## REQUEST
Please retype the data in full and exactly; the pictures are not part of the copy.

## SUPPLIED MATERIAL
####################

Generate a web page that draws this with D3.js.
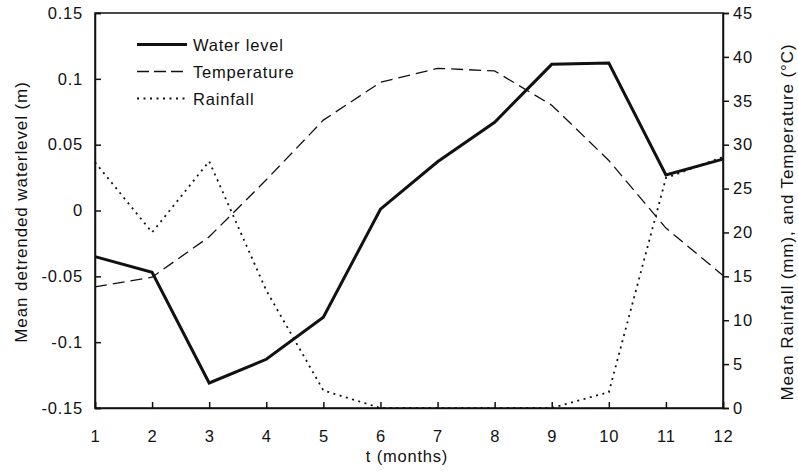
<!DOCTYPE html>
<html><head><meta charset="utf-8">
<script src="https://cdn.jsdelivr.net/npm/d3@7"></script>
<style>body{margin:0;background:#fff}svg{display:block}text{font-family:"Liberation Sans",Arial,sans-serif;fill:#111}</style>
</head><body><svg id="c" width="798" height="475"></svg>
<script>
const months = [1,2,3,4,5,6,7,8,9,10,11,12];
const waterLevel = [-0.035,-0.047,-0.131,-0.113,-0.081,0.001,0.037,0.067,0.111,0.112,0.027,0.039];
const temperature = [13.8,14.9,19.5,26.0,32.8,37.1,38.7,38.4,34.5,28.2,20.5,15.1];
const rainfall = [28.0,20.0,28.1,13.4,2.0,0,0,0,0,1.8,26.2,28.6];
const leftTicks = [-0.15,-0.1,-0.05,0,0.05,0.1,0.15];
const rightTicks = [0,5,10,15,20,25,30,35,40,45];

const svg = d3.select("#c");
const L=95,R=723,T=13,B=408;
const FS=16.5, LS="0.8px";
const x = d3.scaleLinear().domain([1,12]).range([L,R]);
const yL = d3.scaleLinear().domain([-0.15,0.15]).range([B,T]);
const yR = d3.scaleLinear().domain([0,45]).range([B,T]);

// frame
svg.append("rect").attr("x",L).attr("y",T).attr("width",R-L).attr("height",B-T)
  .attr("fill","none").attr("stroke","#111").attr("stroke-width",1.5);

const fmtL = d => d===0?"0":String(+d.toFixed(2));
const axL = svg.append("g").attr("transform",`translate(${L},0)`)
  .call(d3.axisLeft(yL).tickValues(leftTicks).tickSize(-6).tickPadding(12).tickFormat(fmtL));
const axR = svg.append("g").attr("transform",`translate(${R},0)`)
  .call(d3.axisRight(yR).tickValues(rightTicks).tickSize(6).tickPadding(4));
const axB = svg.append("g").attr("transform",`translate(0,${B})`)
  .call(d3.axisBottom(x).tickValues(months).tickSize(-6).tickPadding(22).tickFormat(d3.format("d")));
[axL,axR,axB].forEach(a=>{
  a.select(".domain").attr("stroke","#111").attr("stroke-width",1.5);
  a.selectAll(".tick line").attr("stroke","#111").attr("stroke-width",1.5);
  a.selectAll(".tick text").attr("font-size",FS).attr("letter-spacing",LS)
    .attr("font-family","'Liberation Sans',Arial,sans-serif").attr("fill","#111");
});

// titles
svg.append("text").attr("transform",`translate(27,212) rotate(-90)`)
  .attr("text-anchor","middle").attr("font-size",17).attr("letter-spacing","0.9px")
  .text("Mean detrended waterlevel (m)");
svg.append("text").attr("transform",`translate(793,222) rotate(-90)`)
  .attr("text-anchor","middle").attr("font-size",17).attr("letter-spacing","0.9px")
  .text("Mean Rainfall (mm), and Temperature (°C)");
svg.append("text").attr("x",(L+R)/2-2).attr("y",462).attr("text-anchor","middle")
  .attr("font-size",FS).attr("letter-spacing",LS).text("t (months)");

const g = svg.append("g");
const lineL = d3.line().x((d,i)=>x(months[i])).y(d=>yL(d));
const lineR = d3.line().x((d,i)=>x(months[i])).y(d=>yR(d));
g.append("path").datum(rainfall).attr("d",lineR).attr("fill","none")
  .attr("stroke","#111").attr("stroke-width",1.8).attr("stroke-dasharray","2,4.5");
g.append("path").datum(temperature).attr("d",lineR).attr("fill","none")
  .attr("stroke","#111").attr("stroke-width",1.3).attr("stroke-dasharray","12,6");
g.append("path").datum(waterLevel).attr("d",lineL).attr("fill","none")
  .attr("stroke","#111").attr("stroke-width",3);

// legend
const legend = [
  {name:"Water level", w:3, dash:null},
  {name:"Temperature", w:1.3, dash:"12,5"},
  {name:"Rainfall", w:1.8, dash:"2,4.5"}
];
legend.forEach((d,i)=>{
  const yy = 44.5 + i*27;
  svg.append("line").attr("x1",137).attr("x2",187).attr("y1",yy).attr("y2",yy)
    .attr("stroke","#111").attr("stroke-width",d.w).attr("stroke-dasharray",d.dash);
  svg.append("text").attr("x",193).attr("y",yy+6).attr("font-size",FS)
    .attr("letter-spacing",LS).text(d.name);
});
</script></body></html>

####################

## FINAL ANSWER
Generate a web page that draws this with D3.js.
<!DOCTYPE html>
<html><head><meta charset="utf-8">
<script src="https://cdn.jsdelivr.net/npm/d3@7"></script>
<style>body{margin:0;background:#fff}svg{display:block}text{font-family:"Liberation Sans",Arial,sans-serif;fill:#111}</style>
</head><body><svg id="c" width="798" height="475"></svg>
<script>
const months = [1,2,3,4,5,6,7,8,9,10,11,12];
const waterLevel = [-0.035,-0.047,-0.131,-0.113,-0.081,0.001,0.037,0.067,0.111,0.112,0.027,0.039];
const temperature = [13.8,14.9,19.5,26.0,32.8,37.1,38.7,38.4,34.5,28.2,20.5,15.1];
const rainfall = [28.0,20.0,28.1,13.4,2.0,0,0,0,0,1.8,26.2,28.6];
const leftTicks = [-0.15,-0.1,-0.05,0,0.05,0.1,0.15];
const rightTicks = [0,5,10,15,20,25,30,35,40,45];

const svg = d3.select("#c");
const L=95,R=723,T=13,B=408;
const FS=16.5, LS="0.8px";
const x = d3.scaleLinear().domain([1,12]).range([L,R]);
const yL = d3.scaleLinear().domain([-0.15,0.15]).range([B,T]);
const yR = d3.scaleLinear().domain([0,45]).range([B,T]);

// frame
svg.append("rect").attr("x",L).attr("y",T).attr("width",R-L).attr("height",B-T)
  .attr("fill","none").attr("stroke","#111").attr("stroke-width",1.5);

const fmtL = d => d===0?"0":String(+d.toFixed(2));
const axL = svg.append("g").attr("transform",`translate(${L},0)`)
  .call(d3.axisLeft(yL).tickValues(leftTicks).tickSize(-6).tickPadding(12).tickFormat(fmtL));
const axR = svg.append("g").attr("transform",`translate(${R},0)`)
  .call(d3.axisRight(yR).tickValues(rightTicks).tickSize(6).tickPadding(4));
const axB = svg.append("g").attr("transform",`translate(0,${B})`)
  .call(d3.axisBottom(x).tickValues(months).tickSize(-6).tickPadding(22).tickFormat(d3.format("d")));
[axL,axR,axB].forEach(a=>{
  a.select(".domain").attr("stroke","#111").attr("stroke-width",1.5);
  a.selectAll(".tick line").attr("stroke","#111").attr("stroke-width",1.5);
  a.selectAll(".tick text").attr("font-size",FS).attr("letter-spacing",LS)
    .attr("font-family","'Liberation Sans',Arial,sans-serif").attr("fill","#111");
});

// titles
svg.append("text").attr("transform",`translate(27,212) rotate(-90)`)
  .attr("text-anchor","middle").attr("font-size",17).attr("letter-spacing","0.9px")
  .text("Mean detrended waterlevel (m)");
svg.append("text").attr("transform",`translate(793,222) rotate(-90)`)
  .attr("text-anchor","middle").attr("font-size",17).attr("letter-spacing","0.9px")
  .text("Mean Rainfall (mm), and Temperature (°C)");
svg.append("text").attr("x",(L+R)/2-2).attr("y",462).attr("text-anchor","middle")
  .attr("font-size",FS).attr("letter-spacing",LS).text("t (months)");

const g = svg.append("g");
const lineL = d3.line().x((d,i)=>x(months[i])).y(d=>yL(d));
const lineR = d3.line().x((d,i)=>x(months[i])).y(d=>yR(d));
g.append("path").datum(rainfall).attr("d",lineR).attr("fill","none")
  .attr("stroke","#111").attr("stroke-width",1.8).attr("stroke-dasharray","2,4.5");
g.append("path").datum(temperature).attr("d",lineR).attr("fill","none")
  .attr("stroke","#111").attr("stroke-width",1.3).attr("stroke-dasharray","12,6");
g.append("path").datum(waterLevel).attr("d",lineL).attr("fill","none")
  .attr("stroke","#111").attr("stroke-width",3);

// legend
const legend = [
  {name:"Water level", w:3, dash:null},
  {name:"Temperature", w:1.3, dash:"12,5"},
  {name:"Rainfall", w:1.8, dash:"2,4.5"}
];
legend.forEach((d,i)=>{
  const yy = 44.5 + i*27;
  svg.append("line").attr("x1",137).attr("x2",187).attr("y1",yy).attr("y2",yy)
    .attr("stroke","#111").attr("stroke-width",d.w).attr("stroke-dasharray",d.dash);
  svg.append("text").attr("x",193).attr("y",yy+6).attr("font-size",FS)
    .attr("letter-spacing",LS).text(d.name);
});
</script></body></html>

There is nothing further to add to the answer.